The Ni-based catalysts are considered to be the most promising non-noble metal catalysts for the hydrogen oxidation reaction (HOR) in alkaline fuel cells (AFCs). However, their further optimization is restricted by the unclear HOR mechanism. In this work, the density functional theory calculations were carried out to study the alkaline HOR on pure Ni-13 and Ni(13 )supported on graphene (Ni-13/G) and B- and N-doped graphene (Ni-13/BG and Ni-13/NG). The calculations indicate that the HOR proceeds preferentially through the Tafel-Volmer mechanism, in which the adsorption of H* plays a dominant role in the HOR activity.

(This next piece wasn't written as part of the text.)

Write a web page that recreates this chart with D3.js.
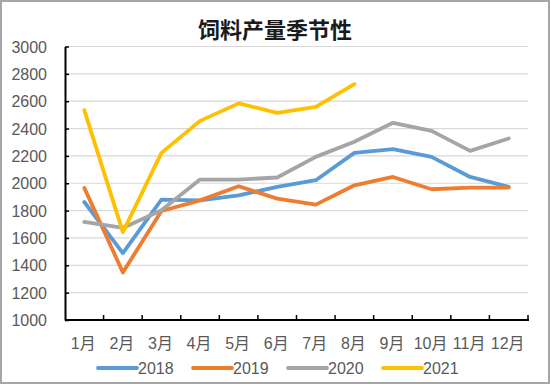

The graphene support and B/N dopants can apparently lower the d-band center of Ni-13, thereby weakening the adsorption of H*, which leads to the HOR activity sequence of Ni-13 < Ni-13/G < Ni-13/BG < Ni-13/NG. Furthermore, compared to pure Ni-13, the oxidation resistance of Ni-13/G, Ni-13/BG and Ni-13/NG is also improved via elevating onset potential of the OH* phase and reducing energy barriers of the OH* reduction with H* and H-2* . An efficient way to improve the HOR performance is tuning the adsorption of H* to accelerate the HOR rate and regulating the adsorption of OH* to enhance the antioxidant capacity.